--- TO DO ---
Images are not part of the copy; transcribe all the data exactly.

--- DATASET EXCERPT ---
%%
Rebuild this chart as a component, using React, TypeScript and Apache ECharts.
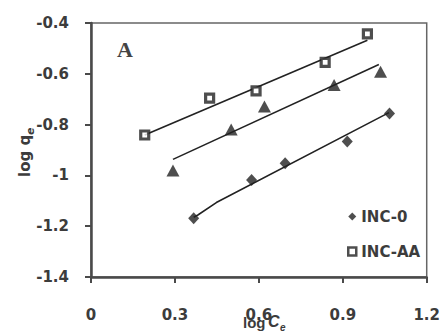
import React, { useEffect, useRef } from "react";
import * as echarts from "echarts";

// Data
const inc0X = [0.367, 0.574, 0.694, 0.916, 1.067];
const inc0Y = [-1.169, -1.018, -0.952, -0.867, -0.756];
const incAAX = [0.192, 0.424, 0.59, 0.837, 0.988];
const incAAY = [-0.841, -0.696, -0.667, -0.555, -0.443];
const incTriX = [0.293, 0.501, 0.62, 0.869, 1.035];
const incTriY = [-0.981, -0.819, -0.729, -0.644, -0.592];

// Fitted lines as drawn in the reference
const fit0 = [
  [0.367, -1.165],
  [0.382, -1.156],
  [0.448, -1.107],
  [1.065, -0.753],
];
const fitAA = [
  [0.192, -0.841],
  [0.988, -0.468],
];
const fitTri = [
  [0.293, -0.937],
  [1.029, -0.563],
];

const xTicks = { min: 0, max: 1.2, interval: 0.3 };
const yTicks = { min: -1.4, max: -0.4, interval: 0.2 };

const zip = (xs: number[], ys: number[]) => xs.map((x, i) => [x, ys[i]]);

const TXT = "#3c3c3c";
const AX = "#4a4a4a";
const MK = "#222";

export default function App() {
  const ref = useRef<HTMLDivElement>(null);
  useEffect(() => {
    if (!ref.current) return;
    const chart = echarts.init(ref.current, undefined, { renderer: "svg" });
    const lineSeries = (data: number[][]) => ({
      type: "line",
      data,
      showSymbol: false,
      symbol: "none",
      silent: true,
      lineStyle: { color: MK, width: 1.6 },
      z: 1,
    });
    chart.setOption({
      animation: false,
      backgroundColor: "#fff",
      grid: {
        left: 91,
        right: 15,
        top: 23,
        bottom: 57,
        show: true,
        borderColor: "#666",
        borderWidth: 1.5,
        backgroundColor: "transparent",
      },
      xAxis: {
        type: "value",
        min: xTicks.min,
        max: xTicks.max,
        interval: xTicks.interval,
        splitLine: { show: false },
        axisLine: { show: true, onZero: false, lineStyle: { color: AX, width: 2.5 } },
        axisTick: { show: true, length: 6, lineStyle: { color: AX, width: 2 } },
        axisLabel: {
          margin: 30,
          color: TXT,
          fontFamily: "DejaVu Sans",
          fontWeight: "bold",
          fontSize: 15,
        },
      },
      yAxis: {
        type: "value",
        min: yTicks.min,
        max: yTicks.max,
        interval: yTicks.interval,
        splitLine: { show: false },
        axisLine: { show: true, onZero: false, lineStyle: { color: AX, width: 2.5 } },
        axisTick: { show: true, length: 6, lineStyle: { color: AX, width: 2 } },
        axisLabel: {
          margin: 22,
          color: TXT,
          fontFamily: "DejaVu Sans",
          fontWeight: "bold",
          fontSize: 15,
        },
      },
      legend: {
        orient: "vertical",
        left: 342,
        top: 204,
        itemWidth: 8,
        itemHeight: 8,
        itemGap: 20,
        data: [
          { name: "INC-0" },
          { name: "INC-AA", itemStyle: { borderWidth: 2.5 } },
        ],
        textStyle: {
          color: TXT,
          fontFamily: "DejaVu Sans",
          fontWeight: "bold",
          fontSize: 15,
        },
      },
      series: [
        lineSeries(fit0),
        lineSeries(fitAA),
        lineSeries(fitTri),
        {
          name: "INC-0",
          type: "scatter",
          data: zip(inc0X, inc0Y),
          symbol: "diamond",
          symbolSize: [11, 12],
          itemStyle: { color: MK },
          z: 3,
        },
        {
          name: "INC-AA",
          type: "scatter",
          data: zip(incAAX, incAAY),
          symbol: "rect",
          symbolSize: 8,
          itemStyle: { color: "#fff", borderColor: MK, borderWidth: 3.2 },
          z: 3,
        },
        {
          name: "INC-X",
          type: "scatter",
          data: zip(incTriX, incTriY),
          symbol: "triangle",
          symbolSize: [13, 12],
          itemStyle: { color: MK },
          z: 3,
        },
      ],
      graphic: [
        {
          type: "text",
          left: 117,
          top: 38,
          style: {
            text: "A",
            fill: "#444",
            font: "bold 22px 'Liberation Serif'",
          },
        },
        {
          type: "group",
          x: 25,
          y: 150,
          rotation: Math.PI / 2,
          children: [
            {
              type: "text",
              x: -27,
              y: 0,
              style: {
                text: "log q",
                fill: TXT,
                font: "bold 15px 'DejaVu Sans'",
                align: "left",
                verticalAlign: "middle",
              },
            },
            {
              type: "text",
              x: 15,
              y: 5,
              style: {
                text: "e",
                fill: TXT,
                font: "italic bold 11px 'DejaVu Sans'",
                align: "left",
                verticalAlign: "middle",
              },
            },
          ],
        },
        {
          type: "text",
          x: 243,
          y: 322,
          style: {
            text: "log",
            fill: TXT,
            font: "bold 15px 'Liberation Sans'",
            align: "left",
            verticalAlign: "middle",
          },
        },
        {
          type: "text",
          x: 268,
          y: 321,
          style: {
            text: "C",
            fill: TXT,
            font: "italic bold 16px 'Liberation Sans'",
            align: "left",
            verticalAlign: "middle",
          },
        },
        {
          type: "text",
          x: 280,
          y: 327,
          style: {
            text: "e",
            fill: TXT,
            font: "italic bold 10px 'Liberation Sans'",
            align: "left",
            verticalAlign: "middle",
          },
        },
      ],
    });
    return () => chart.dispose();
  }, []);
  return (
    <div
      ref={ref}
      style={{ position: "fixed", left: 0, top: 0, width: 443, height: 334 }}
    />
  );
}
%%
--- EXPECTED ANSWER ---
Rebuild this chart as a component, using React, TypeScript and Apache ECharts.
import React, { useEffect, useRef } from "react";
import * as echarts from "echarts";

// Data
const inc0X = [0.367, 0.574, 0.694, 0.916, 1.067];
const inc0Y = [-1.169, -1.018, -0.952, -0.867, -0.756];
const incAAX = [0.192, 0.424, 0.59, 0.837, 0.988];
const incAAY = [-0.841, -0.696, -0.667, -0.555, -0.443];
const incTriX = [0.293, 0.501, 0.62, 0.869, 1.035];
const incTriY = [-0.981, -0.819, -0.729, -0.644, -0.592];

// Fitted lines as drawn in the reference
const fit0 = [
  [0.367, -1.165],
  [0.382, -1.156],
  [0.448, -1.107],
  [1.065, -0.753],
];
const fitAA = [
  [0.192, -0.841],
  [0.988, -0.468],
];
const fitTri = [
  [0.293, -0.937],
  [1.029, -0.563],
];

const xTicks = { min: 0, max: 1.2, interval: 0.3 };
const yTicks = { min: -1.4, max: -0.4, interval: 0.2 };

const zip = (xs: number[], ys: number[]) => xs.map((x, i) => [x, ys[i]]);

const TXT = "#3c3c3c";
const AX = "#4a4a4a";
const MK = "#222";

export default function App() {
  const ref = useRef<HTMLDivElement>(null);
  useEffect(() => {
    if (!ref.current) return;
    const chart = echarts.init(ref.current, undefined, { renderer: "svg" });
    const lineSeries = (data: number[][]) => ({
      type: "line",
      data,
      showSymbol: false,
      symbol: "none",
      silent: true,
      lineStyle: { color: MK, width: 1.6 },
      z: 1,
    });
    chart.setOption({
      animation: false,
      backgroundColor: "#fff",
      grid: {
        left: 91,
        right: 15,
        top: 23,
        bottom: 57,
        show: true,
        borderColor: "#666",
        borderWidth: 1.5,
        backgroundColor: "transparent",
      },
      xAxis: {
        type: "value",
        min: xTicks.min,
        max: xTicks.max,
        interval: xTicks.interval,
        splitLine: { show: false },
        axisLine: { show: true, onZero: false, lineStyle: { color: AX, width: 2.5 } },
        axisTick: { show: true, length: 6, lineStyle: { color: AX, width: 2 } },
        axisLabel: {
          margin: 30,
          color: TXT,
          fontFamily: "DejaVu Sans",
          fontWeight: "bold",
          fontSize: 15,
        },
      },
      yAxis: {
        type: "value",
        min: yTicks.min,
        max: yTicks.max,
        interval: yTicks.interval,
        splitLine: { show: false },
        axisLine: { show: true, onZero: false, lineStyle: { color: AX, width: 2.5 } },
        axisTick: { show: true, length: 6, lineStyle: { color: AX, width: 2 } },
        axisLabel: {
          margin: 22,
          color: TXT,
          fontFamily: "DejaVu Sans",
          fontWeight: "bold",
          fontSize: 15,
        },
      },
      legend: {
        orient: "vertical",
        left: 342,
        top: 204,
        itemWidth: 8,
        itemHeight: 8,
        itemGap: 20,
        data: [
          { name: "INC-0" },
          { name: "INC-AA", itemStyle: { borderWidth: 2.5 } },
        ],
        textStyle: {
          color: TXT,
          fontFamily: "DejaVu Sans",
          fontWeight: "bold",
          fontSize: 15,
        },
      },
      series: [
        lineSeries(fit0),
        lineSeries(fitAA),
        lineSeries(fitTri),
        {
          name: "INC-0",
          type: "scatter",
          data: zip(inc0X, inc0Y),
          symbol: "diamond",
          symbolSize: [11, 12],
          itemStyle: { color: MK },
          z: 3,
        },
        {
          name: "INC-AA",
          type: "scatter",
          data: zip(incAAX, incAAY),
          symbol: "rect",
          symbolSize: 8,
          itemStyle: { color: "#fff", borderColor: MK, borderWidth: 3.2 },
          z: 3,
        },
        {
          name: "INC-X",
          type: "scatter",
          data: zip(incTriX, incTriY),
          symbol: "triangle",
          symbolSize: [13, 12],
          itemStyle: { color: MK },
          z: 3,
        },
      ],
      graphic: [
        {
          type: "text",
          left: 117,
          top: 38,
          style: {
            text: "A",
            fill: "#444",
            font: "bold 22px 'Liberation Serif'",
          },
        },
        {
          type: "group",
          x: 25,
          y: 150,
          rotation: Math.PI / 2,
          children: [
            {
              type: "text",
              x: -27,
              y: 0,
              style: {
                text: "log q",
                fill: TXT,
                font: "bold 15px 'DejaVu Sans'",
                align: "left",
                verticalAlign: "middle",
              },
            },
            {
              type: "text",
              x: 15,
              y: 5,
              style: {
                text: "e",
                fill: TXT,
                font: "italic bold 11px 'DejaVu Sans'",
                align: "left",
                verticalAlign: "middle",
              },
            },
          ],
        },
        {
          type: "text",
          x: 243,
          y: 322,
          style: {
            text: "log",
            fill: TXT,
            font: "bold 15px 'Liberation Sans'",
            align: "left",
            verticalAlign: "middle",
          },
        },
        {
          type: "text",
          x: 268,
          y: 321,
          style: {
            text: "C",
            fill: TXT,
            font: "italic bold 16px 'Liberation Sans'",
            align: "left",
            verticalAlign: "middle",
          },
        },
        {
          type: "text",
          x: 280,
          y: 327,
          style: {
            text: "e",
            fill: TXT,
            font: "italic bold 10px 'Liberation Sans'",
            align: "left",
            verticalAlign: "middle",
          },
        },
      ],
    });
    return () => chart.dispose();
  }, []);
  return (
    <div
      ref={ref}
      style={{ position: "fixed", left: 0, top: 0, width: 443, height: 334 }}
    />
  );
}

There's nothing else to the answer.